Sunday 9 September 2012

Michael Clark

Just bought a ticket to see Michael Clark at Glasgow's Tramway in early October.  The last time I saw Clark and his dance troupe in Edinburgh was one of the most eye-opening, opinion altering nights of my life. I wrote this for an extremely limited circulation fanzine at the time:

“Kinetic Freedom”


Whenever I play Pastels/Tenniscoats’ sublime take on The Jesus and Mary Chain’s tender ‘About You’ I see shapes. Thankfully, it’s not a symptom of some kind of synesthesia but a remembrance of the lovely sequence in 12 Stars’ play ‘Do I Mean Anything To You Or Am I Just Passing By?’ in which the cast repeatedly adopted beautifully simple shapes in time to ‘About You’ to genuinely moving effect. Prior to that play, theatre and contemporary dance both seemed impenetrable to me. They just didn’t seem like the kind of worlds a pop obsessed football fan from Ayrshire should enter. Then The Pastels got involved in a play and I unexpectedly found myself in a theatre! And while I didn’t fully understand everything that went on, I knew conclusively that I could feel comfortable in a theatre.

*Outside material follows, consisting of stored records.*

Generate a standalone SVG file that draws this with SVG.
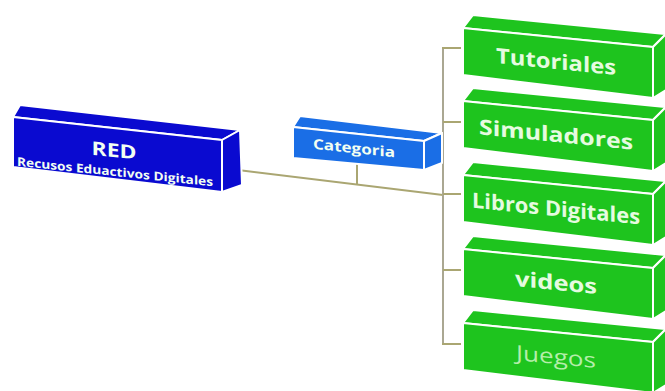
<svg xmlns="http://www.w3.org/2000/svg" width="665" height="391" viewBox="0 0 665 391">
<style>
.c{stroke:#aaa672;stroke-width:2;fill:none}
.b polygon{stroke:#ffffff;stroke-width:2;stroke-linejoin:round}
.red polygon{fill:#0a0ad0}
.cat polygon{fill:#1a6ee6}
.g polygon{fill:#1ec41e}
.t{font-family:"Open Sans","Liberation Sans",sans-serif;font-weight:bold;text-anchor:middle;fill:#f2fff2}
.gt{font-size:21px;fill:#e6fbe0}
</style>
<rect width="665" height="391" fill="#ffffff"/>
<g id="connectors">
<line class="c" x1="222" y1="168" x2="443" y2="195"/>
<line class="c" x1="357" y1="164" x2="357" y2="185"/>
<line class="c" x1="443" y1="47" x2="443" y2="345" style="stroke:#aaa792"/>
<line class="c" x1="442" y1="48" x2="461" y2="48"/>
<line class="c" x1="443" y1="122" x2="461" y2="122"/>
<line class="c" x1="443" y1="194" x2="461" y2="194"/>
<line class="c" x1="443" y1="270" x2="461" y2="270"/>
<line class="c" x1="442" y1="344" x2="461" y2="344"/>
</g>
<g id="red" class="b red">
<polygon points="13,117 20,105 240,130 222,140"/>
<polygon points="222,140 240,130 242,185 222,192"/>
<polygon points="13,117 222,140 222,192 13,167"/>
<g transform="translate(114,157) skewY(6)"><text class="t" font-size="19" textLength="45" lengthAdjust="spacingAndGlyphs">RED</text></g>
<g transform="translate(115,176) skewY(6)"><text class="t" font-size="12" textLength="196" lengthAdjust="spacingAndGlyphs">Recusos Eduactivos Digitales</text></g>
</g>
<g id="categoria" class="b cat">
<polygon points="293,127 300,116 442,133 424,141"/>
<polygon points="424,141 442,133 442,163 424,170"/>
<polygon points="293,127 424,141 424,170 293,158"/>
<g transform="translate(354,153) skewY(6)"><text class="t" font-size="14" textLength="82" lengthAdjust="spacingAndGlyphs">Categoria</text></g>
</g>
<g id="tutoriales" class="b g" transform="translate(0,28)">
<polygon points="463,0 473,-13 666,6 653,19"/>
<polygon points="653,19 666,6 666,62 653,70"/>
<polygon points="463,0 653,19 653,70 463,47"/>
<g transform="translate(556,41) skewY(5.7)"><text class="t gt" textLength="120" lengthAdjust="spacingAndGlyphs">Tutoriales</text></g>
</g>
<g id="simuladores" class="b g" transform="translate(0,101)">
<polygon points="463,0 473,-13 666,6 653,19"/>
<polygon points="653,19 666,6 666,62 653,70"/>
<polygon points="463,0 653,19 653,70 463,47"/>
<g transform="translate(556,41) skewY(5.7)"><text class="t gt" textLength="154" lengthAdjust="spacingAndGlyphs">Simuladores</text></g>
</g>
<g id="libros" class="b g" transform="translate(0,175)">
<polygon points="463,0 473,-13 666,6 653,19"/>
<polygon points="653,19 666,6 666,62 653,70"/>
<polygon points="463,0 653,19 653,70 463,47"/>
<g transform="translate(556,41) skewY(5.7)"><text class="t gt" textLength="168" lengthAdjust="spacingAndGlyphs">Libros Digitales</text></g>
</g>
<g id="videos" class="b g" transform="translate(0,249)">
<polygon points="463,0 473,-13 666,6 653,19"/>
<polygon points="653,19 666,6 666,62 653,70"/>
<polygon points="463,0 653,19 653,70 463,47"/>
<g transform="translate(556,41) skewY(5.7)"><text class="t gt" textLength="82" lengthAdjust="spacingAndGlyphs">videos</text></g>
</g>
<g id="juegos" class="b g" transform="translate(0,323)">
<polygon points="463,0 473,-13 666,6 653,19"/>
<polygon points="653,19 666,6 666,62 653,70"/>
<polygon points="463,0 653,19 653,70 463,47"/>
<g transform="translate(556,41) skewY(5.7)"><text class="t gt" textLength="80" lengthAdjust="spacingAndGlyphs" style="font-weight:normal;fill:#b4eeaa">Juegos</text></g>
</g>
</svg>
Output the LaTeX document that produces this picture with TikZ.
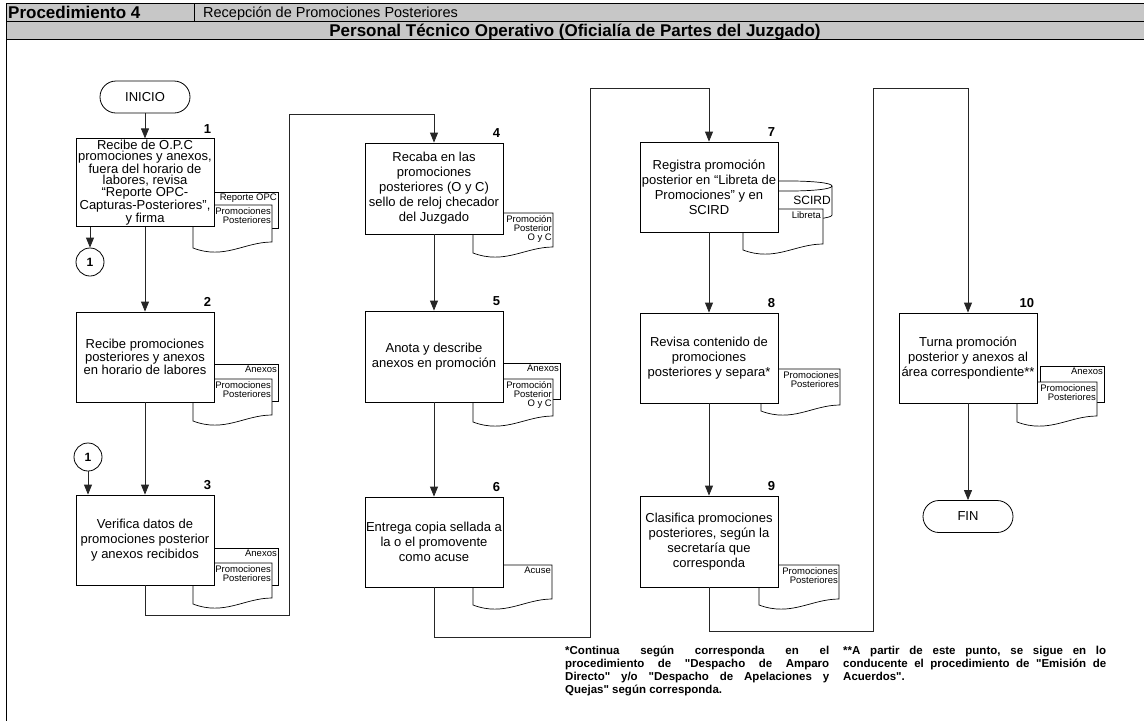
\documentclass[tikz,border=0pt]{standalone}
\usepackage{fontspec}
\setmainfont{Liberation Sans}[Ligatures=TeXOff]
\usetikzlibrary{arrows.meta}
\newcommand{\docshape}[4]{%
  \path[doc] (#1,#2) -- (#3,#2) -- (#3,{#4-6})
    .. controls ({#1+0.65*(#3-#1)},{#4-6}) and ({#1+0.4*(#3-#1)},{#4+12}) .. (#1,#4) -- cycle;}
\newcommand{\jline}[2]{\makebox[#1][l]{#2}}
\begin{document}
\begin{tikzpicture}[x=1pt,y=-1pt,
  box/.style={draw, fill=white, line width=0.8pt, minimum width=138pt, minimum height=90pt,
    inner xsep=0pt, inner ysep=1pt, align=center, font=\fontsize{13}{15}\selectfont},
  tightbox/.style={box, font=\fontsize{13}{11.3}\selectfont},
  term/.style={draw, fill=white, rounded corners=16pt, minimum width=90pt, minimum height=32pt,
    font=\fontsize{13}{15}\selectfont, line width=0.8pt},
  conn/.style={draw, circle, minimum size=28pt, inner sep=0pt, fill=white,
    font=\bfseries\fontsize{12}{14}\selectfont, line width=0.8pt},
  num/.style={anchor=south east, inner sep=0pt, font=\bfseries\fontsize{13}{15}\selectfont},
  line/.style={draw=black!85, line width=0.8pt},
  arr/.style={line, -{Triangle[length=10pt,width=8pt]}},
  doc/.style={draw, fill=white, line width=0.7pt},
  doctext/.style={anchor=north east, align=right, inner sep=0pt, font=\fontsize{9.5}{9}\selectfont},
  hdr/.style={inner sep=0pt, font=\fontsize{14.5}{16}\selectfont},
  hdrb/.style={inner sep=0pt, font=\bfseries\fontsize{17}{18}\selectfont},
  foot/.style={anchor=north west, align=left, inner sep=0pt,
    font=\bfseries\fontsize{11.5}{13}\selectfont},
]
\useasboundingbox (0,0) rectangle (1144,721);
% header
\fill[black!22] (6,3) rectangle (1144,39);
\draw[line width=1pt] (1144,3) -- (6,3) -- (6,721);
\draw[line width=1pt] (6,21) -- (1144,21);
\draw[line width=1pt] (6,39) -- (1144,39);
\draw[line width=1pt] (194,3) -- (194,21);
\node[hdrb, anchor=base west] (h1) at (8,18) {Procedimiento 4};
\node[hdr, anchor=base west] (h2) at (203,17.5) {Recepción de Promociones Posteriores};
\node[hdrb, anchor=base] (h3) at (575,36) {Personal Técnico Operativo (Oficialía de Partes del Juzgado)};

% ---------- documents (behind boxes) ----------
% box1
\path[doc] (200,192) rectangle (278,228);
\node[doctext] (d1a) at (277,194) {Reporte OPC};
\docshape{193}{205}{272}{248}
\node[doctext] (d1b) at (271,207) {Promociones\\Posteriores};
% box2
\path[doc] (200,364) rectangle (278,401);
\node[doctext] (d2a) at (277,366) {Anexos};
\docshape{193}{379}{272}{421}
\node[doctext] (d2b) at (271,381) {Promociones\\Posteriores};
% box3
\path[doc] (200,548) rectangle (278,585);
\node[doctext] (d3a) at (277,550) {Anexos};
\docshape{193}{563}{272}{604}
\node[doctext] (d3b) at (271,565) {Promociones\\Posteriores};
% box4
\docshape{473}{213}{553}{253}
\node[doctext] (d4) at (552,215) {Promoción\\Posterior\\O y C};
% box5
\path[doc] (490,363) rectangle (560,399);
\node[doctext] (d5a) at (559,365) {Anexos};
\docshape{473}{379}{553}{422}
\node[doctext] (d5b) at (552,381) {Promoción\\Posterior\\O y C};
% box6
\docshape{473}{565}{552}{605}
\node[doctext] (d6) at (551,567) {Acuse};
% box7
\path[doc] (745,186) -- (745,215) .. controls (745,221.7) and (832,221.7) .. (832,215)
  -- (832,186) .. controls (832,179.3) and (745,179.3) .. (745,186) -- cycle;
\draw[line width=0.7pt] (745,186) .. controls (745,192.7) and (832,192.7) .. (832,186);
\node[anchor=east, inner sep=0pt, font=\fontsize{12}{14}\selectfont] (d7a) at (831,200) {SCIRD};
\docshape{743}{209}{823}{250}
\node[doctext] (d7b) at (821,211) {Libreta};
% box8
\docshape{761}{369}{840}{411}
\node[doctext] (d8) at (839,371) {Promociones\\Posteriores};
% box9
\docshape{759}{565}{839}{605}
\node[doctext] (d9) at (838,567) {Promociones\\Posteriores};
% box10
\path[doc] (1040,366) rectangle (1104,402);
\node[doctext] (d10a) at (1103,368) {Anexos};
\docshape{1017}{382}{1097}{422}
\node[doctext] (d10b) at (1096,384) {Promociones\\Posteriores};

% ---------- process nodes ----------
\node[term] (inicio) at (145,97) {INICIO};
\node[tightbox, minimum height=81pt] (b1) at (145,182.5) {Recibe de O.P.C\\promociones y anexos,\\fuera del horario de\\labores, revisa\\“Reporte OPC-\\Capturas-Posteriores”,\\y firma};
\node[tightbox] (b2) at (145,357) {Recibe promociones\\posteriores y anexos\\en horario de labores};
\node[box] (b3) at (145,540) {Verifica datos de\\promociones posterior\\y anexos recibidos};
\node[conn] (c1a) at (90,262) {1};
\node[conn] (c1b) at (88,457) {1};

\node[box, minimum height=91pt] (b4) at (434,188.5) {Recaba en las\\promociones\\posteriores (O y C)\\sello de reloj checador\\del Juzgado};
\node[box, minimum height=91pt] (b5) at (434,356.5) {Anota y describe\\anexos en promoción};
\node[box] (b6) at (434,542) {Entrega copia sellada a\\la o el promovente\\como acuse};

\node[box] (b7) at (709,187) {Registra promoción\\posterior en “Libreta de\\Promociones” y en\\SCIRD};
\node[box] (b8) at (709,358) {Revisa contenido de\\promociones\\posteriores y separa*};
\node[box, minimum height=91pt] (b9) at (709,541.5) {Clasifica promociones\\posteriores, según la\\secretaría que\\corresponda};

\node[box] (b10) at (968,358) {Turna promoción\\posterior y anexos al\\área correspondiente**};
\node[term] (fin) at (968,516.5) {FIN};

% step numbers
\foreach \b/\n in {b1/1,b2/2,b3/3,b4/4,b5/5,b6/6,b7/7,b8/8,b9/9,b10/10}
  \node[num] (n\n) at ([xshift=-3pt,yshift=5pt]\b.north east) {\n};

% ---------- connectors ----------
\draw[arr] (inicio) -- (b1);
\draw[arr] (b1.south -| c1a) -- (c1a);
\draw[arr] (b1) -- (b2);
\draw[arr] (b2) -- (b3);
\draw[arr] (c1b) -- (c1b |- b3.north);
\coordinate (k1) at (145,615);
\coordinate (k2) at (289,615);
\coordinate (k3) at (289,114);
\coordinate (k4) at (434,114);
\draw[arr] (b3) -- (k1) -- (k2) -- (k3) -- (k4) -- (b4);
\draw[arr] (b4) -- (b5);
\draw[arr] (b5) -- (b6);
\coordinate (m1) at (434,637);
\coordinate (m2) at (590,637);
\coordinate (m3) at (590,88);
\coordinate (m4) at (709,88);
\draw[arr] (b6) -- (m1) -- (m2) -- (m3) -- (m4) -- (b7);
\draw[arr] (b7) -- (b8);
\draw[arr] (b8) -- (b9);
\coordinate (p1) at (709,631);
\coordinate (p2) at (873,631);
\coordinate (p3) at (873,88);
\coordinate (p4) at (968,88);
\draw[arr] (b9) -- (p1) -- (p2) -- (p3) -- (p4) -- (b10);
\draw[arr] (b10) -- (fin);

% ---------- footnotes ----------
\node[foot] (fn1) at (565,646) {\jline{264pt}{*Continua\hfill según\hfill corresponda\hfill en\hfill el}\\
\jline{264pt}{procedimiento\hfill de\hfill "Despacho\hfill de\hfill Amparo}\\
\jline{264pt}{Directo"\hfill y/o\hfill "Despacho\hfill de\hfill Apelaciones\hfill y}\\
Quejas" según corresponda.};
\node[foot] (fn2) at (843,646) {\jline{263pt}{**A\hfill partir\hfill de\hfill este\hfill punto,\hfill se\hfill sigue\hfill en\hfill lo}\\
\jline{263pt}{conducente\hfill el\hfill procedimiento\hfill de\hfill "Emisión\hfill de}\\
Acuerdos".};
\end{tikzpicture}
\end{document}
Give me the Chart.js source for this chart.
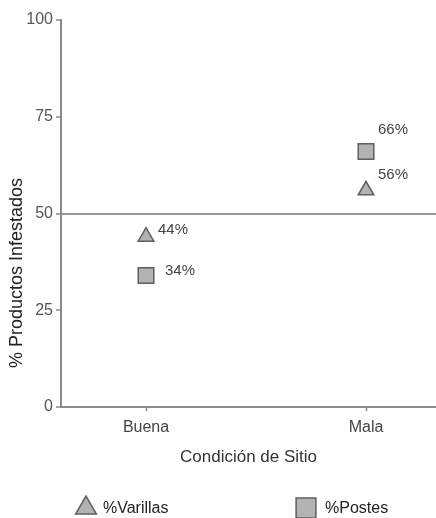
<!DOCTYPE html>
<html>
<head>
<meta charset="utf-8">
<script src="https://cdn.jsdelivr.net/npm/chart.js@4.4.1/dist/chart.umd.min.js"></script>
<style>
  html, body { margin: 0; padding: 0; background: #fff; overflow: hidden; }
  #wrap { width: 436px; height: 518px; position: relative; }
</style>
</head>
<body>
<div id="wrap"><canvas id="c"></canvas></div>
<script>
// ---- data ----
const categories = ['Buena', 'Mala'];
const varillas = [44, 56];
const postes = [34, 66];
const yTicks = [0, 25, 50, 75, 100];
const seriesNames = ['%Varillas', '%Postes'];
const xTitle = 'Condición de Sitio';
const yTitle = '% Productos Infestados';

const FONT = '"Liberation Sans", Arial, sans-serif';
const markerFill = '#b3b3b3';
const markerBorder = '#5f5f5f';

const toPoints = vals => vals.map((v, i) => ({ x: i, y: v }));

// value labels beside markers
const valueLabels = {
  id: 'valueLabels',
  afterDatasetsDraw(chart, args, opts) {
    const ctx = chart.ctx;
    ctx.save();
    ctx.font = '15px ' + FONT;
    ctx.fillStyle = '#444';
    ctx.textAlign = 'left';
    ctx.textBaseline = 'middle';
    chart.data.datasets.forEach((ds, di) => {
      const meta = chart.getDatasetMeta(di);
      meta.data.forEach((pt, i) => {
        const off = opts.offsets[di][i];
        ctx.fillText(ds.data[i].y + '%', pt.x + off[0], pt.y + off[1]);
      });
    });
    ctx.restore();
  }
};

// rotated y title (offset from the axis centre as in the reference)
const yTitlePlugin = {
  id: 'yTitlePlugin',
  afterDraw(chart, args, opts) {
    const ctx = chart.ctx;
    ctx.save();
    ctx.translate(opts.x, opts.y);
    ctx.rotate(-Math.PI / 2);
    ctx.font = '18px ' + FONT;
    ctx.fillStyle = '#222';
    ctx.textAlign = 'center';
    ctx.textBaseline = 'middle';
    ctx.fillText(opts.text, 0, 0);
    ctx.restore();
  }
};

// bottom legend with wide spacing
const wideLegend = {
  id: 'wideLegend',
  afterDraw(chart, args, opts) {
    const ctx = chart.ctx;
    ctx.save();
    chart.data.datasets.forEach((ds, di) => {
      const it = opts.items[di];
      ctx.fillStyle = ds.backgroundColor;
      ctx.strokeStyle = ds.borderColor;
      ctx.lineWidth = ds.borderWidth;
      Chart.helpers.drawPoint(ctx, { pointStyle: ds.pointStyle, radius: it.r, rotation: 0, borderWidth: ds.borderWidth }, it.x, it.y);
      ctx.fillStyle = '#222';
      ctx.font = '16px ' + FONT;
      ctx.textAlign = 'left';
      ctx.textBaseline = 'middle';
      ctx.fillText(ds.label, it.tx, it.ty);
    });
    ctx.restore();
  }
};

new Chart(document.getElementById('c'), {
  type: 'scatter',
  data: {
    datasets: [
      {
        label: seriesNames[0],
        data: toPoints(varillas),
        pointStyle: 'triangle',
        pointRadius: 9,
        pointHoverRadius: 9,
        backgroundColor: markerFill,
        borderColor: markerBorder,
        borderWidth: 1.5
      },
      {
        label: seriesNames[1],
        data: toPoints(postes),
        pointStyle: 'rect',
        pointRadius: 11,
        pointHoverRadius: 11,
        backgroundColor: markerFill,
        borderColor: markerBorder,
        borderWidth: 1.5
      }
    ]
  },
  options: {
    responsive: true,
    maintainAspectRatio: false,
    animation: false,
    layout: { autoPadding: false, padding: { top: 20, right: 0, bottom: 40, left: 0 } },
    plugins: {
      legend: { display: false },
      tooltip: { enabled: false },
      valueLabels: {
        offsets: [
          [[12, -7], [12, -15]],
          [[19, -5], [12, -22]]
        ]
      },
      yTitlePlugin: { text: yTitle, x: 17, y: 273 },
      wideLegend: {
        items: [
          { x: 86, y: 508, r: 12, tx: 103, ty: 509 },
          { x: 306, y: 508, r: 14, tx: 325, ty: 509 }
        ]
      }
    },
    scales: {
      x: {
        type: 'linear',
        min: -0.3864,
        max: 1.3181,
        afterBuildTicks: s => { s.ticks = categories.map((c, i) => ({ value: i })); },
        afterFit: s => { s.height = 71; s.paddingLeft = 0; s.paddingRight = 0; },
        ticks: {
          callback: v => categories[v],
          font: { size: 16, family: FONT },
          color: '#444',
          padding: 7,
          maxRotation: 0
        },
        grid: { display: true, drawOnChartArea: false, drawTicks: true, tickLength: 4, tickColor: '#888', tickWidth: 1.5 },
        border: { display: true, color: '#8a8a8a', width: 2 },
        title: {
          display: true,
          text: xTitle,
          font: { size: 17, family: FONT },
          color: '#333',
          padding: { top: 0, bottom: 10 }
        }
      },
      y: {
        min: 0,
        max: 100,
        afterBuildTicks: s => { s.ticks = yTicks.map(v => ({ value: v })); },
        afterFit: s => { s.width = 61; s.paddingTop = 0; s.paddingBottom = 0; },
        ticks: {
          font: { size: 16, family: FONT },
          color: '#555',
          padding: 3
        },
        grid: {
          display: true,
          drawOnChartArea: true,
          drawTicks: true,
          tickLength: 5,
          tickColor: '#888',
          tickWidth: 1.5,
          color: c => (c.tick && c.tick.value === 50) ? '#9a9a9a' : 'rgba(0,0,0,0)',
          lineWidth: c => (c.tick && c.tick.value === 50) ? 2 : 0
        },
        border: { display: true, color: '#8a8a8a', width: 2 }
      }
    }
  },
  plugins: [valueLabels, yTitlePlugin, wideLegend]
});
</script>
</body>
</html>
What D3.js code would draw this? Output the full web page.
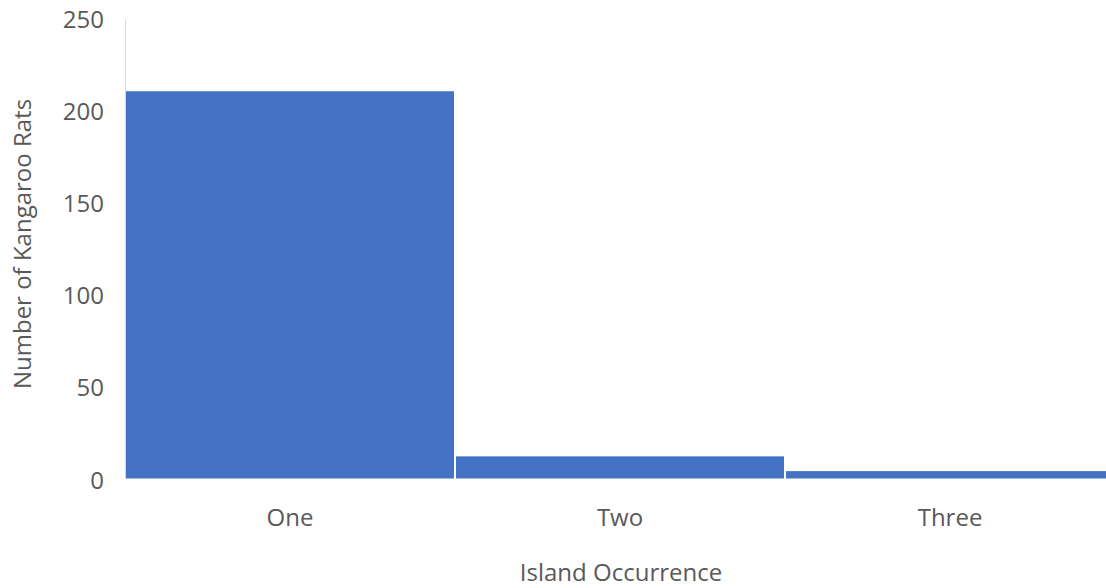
<!DOCTYPE html>
<html><head><meta charset="utf-8">
<script src="https://cdn.jsdelivr.net/npm/d3@7"></script>
<style>body{margin:0;background:#fff}svg{display:block}text{font-family:"Open Sans",sans-serif;fill:#595959}</style>
</head><body><svg id="c" width="1106" height="588"></svg>
<script>
const categories = ["One", "Two", "Three"];
const counts = [210, 12, 4];
const yTicks = [0, 50, 100, 150, 200, 250];
const xTitle = "Island Occurrence";
const yTitle = "Number of Kangaroo Rats";

const svg = d3.select("#c");
const x = d3.scaleBand().domain(categories).range([125, 1115]).padding(0);
const y = d3.scaleLinear().domain([0, 250]).range([478.5, 17.5]);

// y axis line
svg.append("line").attr("x1", 125.5).attr("x2", 125.5).attr("y1", y(250) + 2).attr("y2", y(0))
  .attr("stroke", "#d9d9d9").attr("stroke-width", 1);

// bars
svg.selectAll("rect.bar").data(categories).join("rect")
  .attr("class", "bar")
  .attr("x", d => x(d) + 1)
  .attr("width", x.bandwidth() - 2)
  .attr("y", (d, i) => y(counts[i]))
  .attr("height", (d, i) => y(0) - y(counts[i]))
  .attr("fill", "#4472C4");

// y tick labels
const yAxis = d3.axisLeft(y).tickValues(yTicks).tickSize(0).tickPadding(0);
const gy = svg.append("g").attr("transform", "translate(104,0)").call(yAxis);
gy.select(".domain").remove();
gy.selectAll("text").attr("font-size", 24).style("font-family", "'Open Sans',sans-serif").attr("fill", "#595959").attr("dy", "0.4em");

// x tick labels
const xAxis = d3.axisBottom(x).tickSize(0).tickPadding(0);
const gx = svg.append("g").attr("transform", "translate(0,509)").call(xAxis);
gx.select(".domain").remove();
gx.selectAll("text").attr("font-size", 24).style("font-family", "'Open Sans',sans-serif").attr("fill", "#595959").attr("dy", "0.7em");

// titles
svg.append("text").attr("x", (125 + 1115) / 2 + 1).attr("y", 581).attr("text-anchor", "middle")
  .attr("font-size", 24).text(xTitle);
svg.append("text").attr("transform", "translate(31,244) rotate(-90)").attr("text-anchor", "middle")
  .attr("font-size", 24).text(yTitle);
</script></body></html>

Watching Michael Clark’s dancers twist and leap thrillingly to Bowie’s ‘Jean Genie’ from the heaving stalls of The Playhouse in Edinburgh last Sunday I was thankful that The Pastels had enticed me over the threshold of a theatre as without that first step I would’ve missed out on something special. As for ‘About You’, I hope those moves were captured on film as I’d love to see them again. J and I both reckon that they could’ve added up to a neat little dance video for the song. Maybe one day some shaky footage will find its way onto YouTube. After all in these digital days you never know who’s sitting there with their wee Fuji Finepix sneakily filming away do you?

There's a great little documentary on Michael Clark here.  The section to "Heroes" was incredible.


The ripples of that night in Edinburgh were felt recently when I attended the Juiliard Dance School's at times astounding show, again at The Playhouse.  I really will be forever grateful that The Pastels tempted me into a theatre and opened up whole areas of culture that, up to that point, I could never see myself embracing.